An ancient textbook detailing the animal kingdom has been rediscovered in the ruins of a German archives which collapsed into rubble three months ago, the chief archivist said Wednesday. In a heritage loss not seen since World War Two bombing, a pothole opened March 3 under the Cologne City Archives, containing one millenium of original historical records. About 85 per cent were sifted from the rubble.
"De Animalibus," a manuscript by the great medieval friar and scientist Albertus Magnus, lists 477 animals and classifies them by their means of getting around: on four legs, swimming, flying or snakewise.
"We found it a few days ago in a bin of salvaged pieces from the site," said archives spokeswoman Claudia Tiggemann in the western city. "It's complete, not ripped apart. It's still bound together."
The book is one of two manuscripts the archives owns by Albertus Magnus (1200-1280), often considered the greatest German medieval scholar. The other was recovered earlier.

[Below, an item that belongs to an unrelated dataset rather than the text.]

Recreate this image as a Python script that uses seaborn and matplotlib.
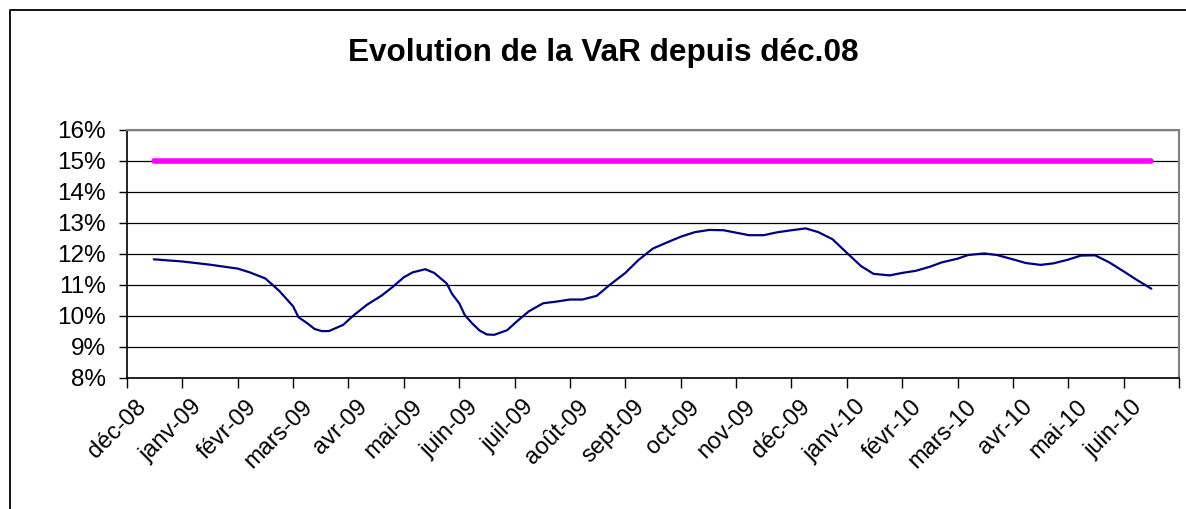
import matplotlib
matplotlib.use("Agg")
import matplotlib.pyplot as plt
import matplotlib.ticker as mticker
import matplotlib.transforms as mtransforms
from matplotlib.lines import Line2D
import pandas as pd
import seaborn as sns

# Weekly-ish VaR readings (in %)
dates = [
    "2008-12-16", "2009-01-01", "2009-01-16", "2009-02-01", "2009-02-07",
    "2009-02-15", "2009-02-22", "2009-03-01", "2009-03-04", "2009-03-09",
    "2009-03-13", "2009-03-17", "2009-03-21", "2009-03-29", "2009-04-04",
    "2009-04-11", "2009-04-19", "2009-04-25", "2009-05-01", "2009-05-06",
    "2009-05-13", "2009-05-18", "2009-05-25", "2009-05-28", "2009-06-01",
    "2009-06-04", "2009-06-08", "2009-06-12", "2009-06-16", "2009-06-20",
    "2009-06-27", "2009-07-03", "2009-07-09", "2009-07-17", "2009-07-24",
    "2009-08-01", "2009-08-08", "2009-08-16", "2009-08-23", "2009-09-01",
    "2009-09-08", "2009-09-13", "2009-09-16", "2009-09-23", "2009-10-01",
    "2009-10-09", "2009-10-17", "2009-10-25", "2009-11-02", "2009-11-08",
    "2009-11-16", "2009-11-23", "2009-12-01", "2009-12-09", "2009-12-16",
    "2009-12-24", "2010-01-01", "2010-01-09", "2010-01-16", "2010-01-25",
    "2010-02-01", "2010-02-08", "2010-02-15", "2010-02-21", "2010-03-01",
    "2010-03-07", "2010-03-16", "2010-03-23", "2010-04-01", "2010-04-08",
    "2010-04-16", "2010-04-23", "2010-05-01", "2010-05-08", "2010-05-16",
    "2010-05-24", "2010-06-01", "2010-06-08", "2010-06-16",
]
var_pct = [
    11.82, 11.75, 11.65, 11.52, 11.40,
    11.20, 10.80, 10.30, 9.95, 9.75,
    9.57, 9.50, 9.50, 9.70, 10.02,
    10.35, 10.65, 10.93, 11.24, 11.40,
    11.50, 11.38, 11.04, 10.70, 10.40,
    10.02, 9.75, 9.52, 9.39, 9.38,
    9.53, 9.85, 10.14, 10.40, 10.45,
    10.52, 10.52, 10.64, 10.98, 11.38,
    11.79, 12.03, 12.17, 12.35, 12.55,
    12.70, 12.77, 12.76, 12.67, 12.60,
    12.60, 12.69, 12.76, 12.82, 12.70,
    12.47, 12.03, 11.60, 11.35, 11.30,
    11.38, 11.45, 11.58, 11.72, 11.84,
    11.96, 12.01, 11.96, 11.82, 11.70,
    11.64, 11.69, 11.81, 11.94, 11.95,
    11.72, 11.43, 11.16, 10.87,
]
limit_pct = 15

month_labels = [
    "déc-08", "janv-09", "févr-09", "mars-09", "avr-09", "mai-09", "juin-09",
    "juil-09", "août-09", "sept-09", "oct-09", "nov-09", "déc-09", "janv-10",
    "févr-10", "mars-10", "avr-10", "mai-10", "juin-10",
]

df = pd.DataFrame({"date": pd.to_datetime(dates), "var": var_pct})
# position in months since 1 Dec 2008 (Excel draws months evenly spaced)
d = df["date"].dt
df["pos"] = (d.year - 2008) * 12 + d.month - 12 + (d.day - 1) / d.days_in_month
limit = pd.DataFrame({"pos": [df["pos"].min(), df["pos"].max()],
                      "var": [limit_pct, limit_pct]})

sns.set_style("white")
plt.rcParams["font.family"] = ["Liberation Sans", "DejaVu Sans"]
plt.rcParams["text.color"] = "black"
plt.rcParams["xtick.color"] = "black"
plt.rcParams["ytick.color"] = "black"

fig = plt.figure(figsize=(11.86, 5.09), dpi=100)
ax = fig.add_axes([127 / 1186, 1 - 377.5 / 509, (1179 - 127) / 1186, (377.5 - 130) / 509])

sns.lineplot(data=limit, x="pos", y="var", color="#FF00FF", lw=4,
             solid_capstyle="round", ax=ax, zorder=3)
sns.lineplot(data=df, x="pos", y="var", color="#000080", lw=1.6,
             sort=False, ax=ax, zorder=4)

ax.set_ylim(8, 16)
ax.set_xlim(0, len(month_labels))
ax.yaxis.set_major_locator(mticker.MultipleLocator(1))
ax.yaxis.set_major_formatter(mticker.FormatStrFormatter("%d%%"))
ax.grid(axis="y", color="black", lw=0.9)
ax.set_axisbelow(True)

ax.set_xticks(range(len(month_labels) + 1))
ax.set_xticklabels(month_labels + [""], rotation=45, ha="right", va="top",
                   rotation_mode="anchor", fontsize=17)
ax.tick_params(axis="x", direction="out", length=7, width=1,
               bottom=True, pad=10)
ax.tick_params(axis="y", direction="out", length=6, width=1,
               left=True, labelsize=17.5, pad=9)
ax.set_xlabel("")
ax.set_ylabel("")

# nudge rotated month labels the way Excel places them
shift = mtransforms.ScaledTranslation(8 / 100, 5 / 100, fig.dpi_scale_trans)
for lab in ax.get_xticklabels():
    lab.set_transform(lab.get_transform() + shift)

for side in ["top", "right"]:
    ax.spines[side].set_color("#808080")
    ax.spines[side].set_linewidth(1.5)
for side in ["left", "bottom"]:
    ax.spines[side].set_color("black")
    ax.spines[side].set_linewidth(1.2)

fig.text(0.509, 0.896, "Evolution de la VaR depuis déc.08", ha="center",
         va="center", fontsize=22.7, fontweight="bold", color="black")

# outer chart frame (left and top edges visible)
fig.add_artist(Line2D([10 / 1186, 10 / 1186, 1.0], [0.0, 1 - 10 / 509, 1 - 10 / 509],
                      transform=fig.transFigure, color="black", lw=1.3))

fig.savefig("out.png", dpi=100)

In the jumble of concrete and dust, some documents survived battered but intact, while others were reduced to pulp. Recombining all the damp scraps of paper may take decades and cost tens of millions of euros, experts warn.
Hundreds of unpaid archivists from all over Europe have helped sort the rubble. The archives said the volunteer project would terminate at the end of this week, with most of the first-aid stage complete.